7. 'En neme ick dan die rijcke,
So truert die suyverlijcke,
Die rijcke wil ic laten varen,
Ende nemen die suyverlijcke
8. Een luttel goeds is haest verteert,
Dan heeft die liefde een eynde;
Dan zijn wi twee noch jonc ende sterck,
Meer goets mach ons ghewerden.'
9. Hi nam dat maechdelen bi der hand,
Bi haer snee witte handen,
Hi voerdese door dat groen wout,
Dat groene wout ten eynde.
10. Daer vonden si twee een bedde
Van peerlen ende van siden,
'Adieu, adieu, mijn soet lief,
Het gaet sich aen een scheyden.'
11. Maar die dit liedeken eerstwerf sanck,
Hi hevet wel ghesongen.
Hi hevet alle vroukens lief.
God scheynde die verraders tonghen!
Dateert: 1532.
In: Schoon Liedekens Boeck, nr. 162, melodie: Souterliedekens, 8ste psalm,
Uit: "Het Vlaamse volkslied in Europa", door Albert BOONE, s.j., lannoo, dl. 1, p.409.
Een detail van de "Hooiwagen" van Bosch op de kaft van het boek.

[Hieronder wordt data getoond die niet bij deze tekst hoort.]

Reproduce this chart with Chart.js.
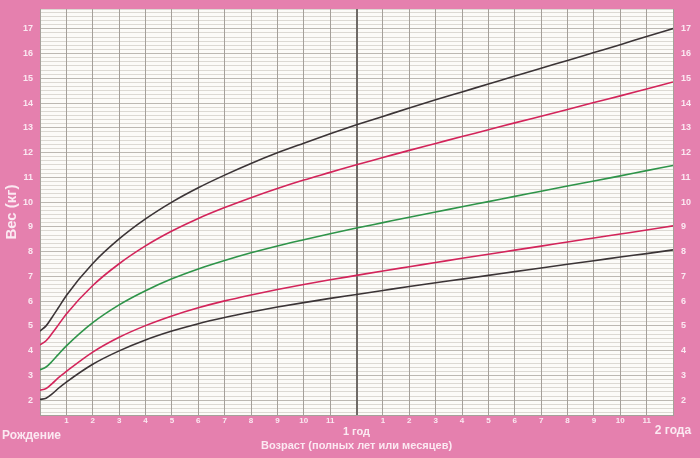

Een jong paar ingt van een partituur maar een engel en een duivel slaan dit gade of begeleiden het "zondige" gezang. Een boek geschreven door een j.s.
BEGRIPPEN
eerstwerf: eerst
ghespele / gespeelken: 1. het aanhoudend spelen 2. Dicht. speelgenoot
lantsknecht: landsknecht, wapen-, voetknecht, huursoldaat.

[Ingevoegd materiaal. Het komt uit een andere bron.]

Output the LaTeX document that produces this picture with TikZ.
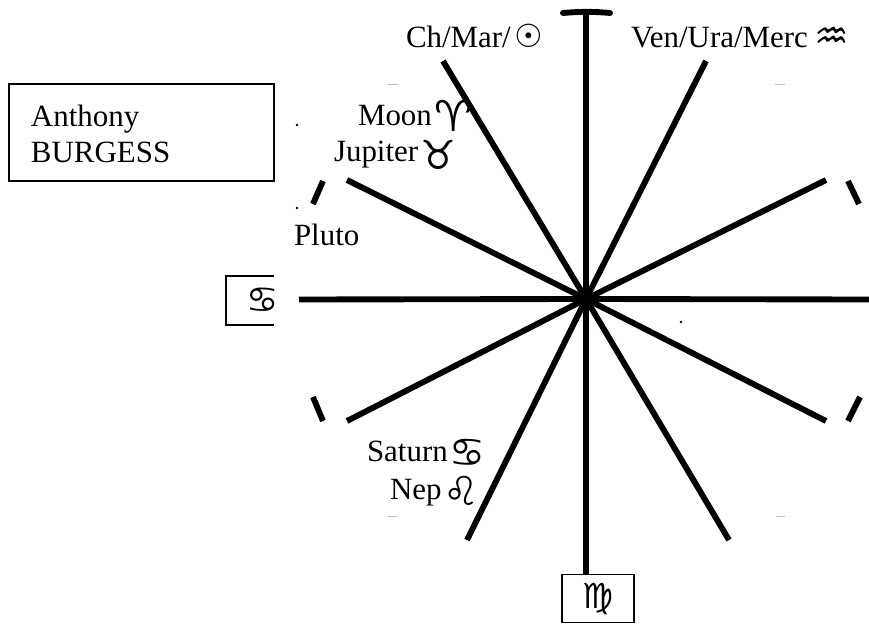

linde: boom, hij zorgde voor schaduw op ontmoetingsplaatsen, vooral in het centrum van dorpen. Symbool van breekbaarheid. Hij was gewijd aan de godin Freya en heette de bliksem af te weren en gold als teken van lokale jurisdictie. "Er staat een linde in het hemelrijk" klinkt in één van de volkslied uit het begin van de 15de eeuw.(1)(p.403) Het was de boom waaronder de jonge verliefden mekaar ontmoetten.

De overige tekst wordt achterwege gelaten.